Misgendering children isn’t a reasonable religious accommodation, rules a federal court in regards to public school teachers.
In 2018, music teacher John Kluge violated his school’s policy of supporting transgender students by refusing to use their proper names and pronouns when asked to. He filed a lawsuit alleging that he was forced to resign over the incident, and that that consequence of his actions violated his constitutional right of religious freedom.
Kluge claimed that his Christian beliefs meant he could not in good conscience use supportive language for his transgender students, and had petitioned the school in the past to enforce teachers to only use their students’ ‘legal’ names and pronouns.
One of his trans students said that Kluge’s treatment made him “feel alienated, upset, and dehumanized. It made me dread going to orchestra class each day.”
Kluge was represented by the anti-LGBTQ+ legal group Alliance Defending Freedom (ADF), which self-labels as a conservative Christian legal advocacy group and is a recognized hate group.
In 2021, a federal judge ruled against Kluge.
“Students and teachers complained that Mr. Kluge’s behavior was insulting or offensive and made his classroom environment unwelcoming and uncomfortable,” Justice Magnus-Stinson wrote in her 2021 decision. “[One student] quit orchestra entirely.”
Kluge appealed the decision, and now a higher court has upheld the decision. In this ruling, the justice wrote that religious accommodation is not a reason to justify harming students by misgendering them, just because they are transgender. It would be bullying and cruel to do it to a cisgender student, and so it is the same to do it to a transgender student.

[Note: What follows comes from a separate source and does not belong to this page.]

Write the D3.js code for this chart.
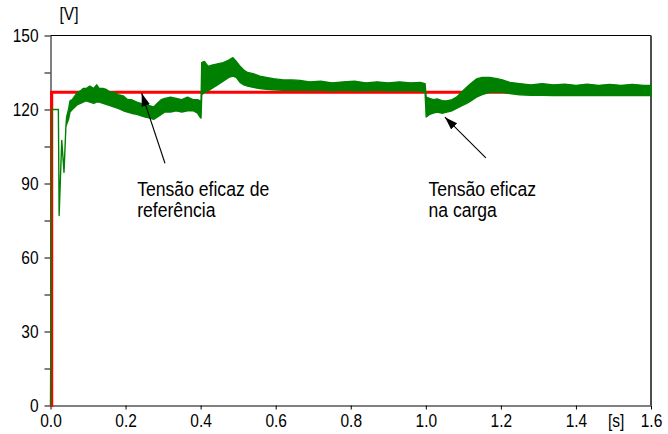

Paul Castillo, an attorney at Lambda Legal, told reporters that “This [decision] is a tremendous victory for transgender students who are seeking equal education in classrooms, who are seeking to be safe and respected alongside their peers. I think what’s notable in the judge’s decision is the school’s mission to educate equally all students and that means teachers can’t use religion in ways that interfere with the ultimate obligation of the school.”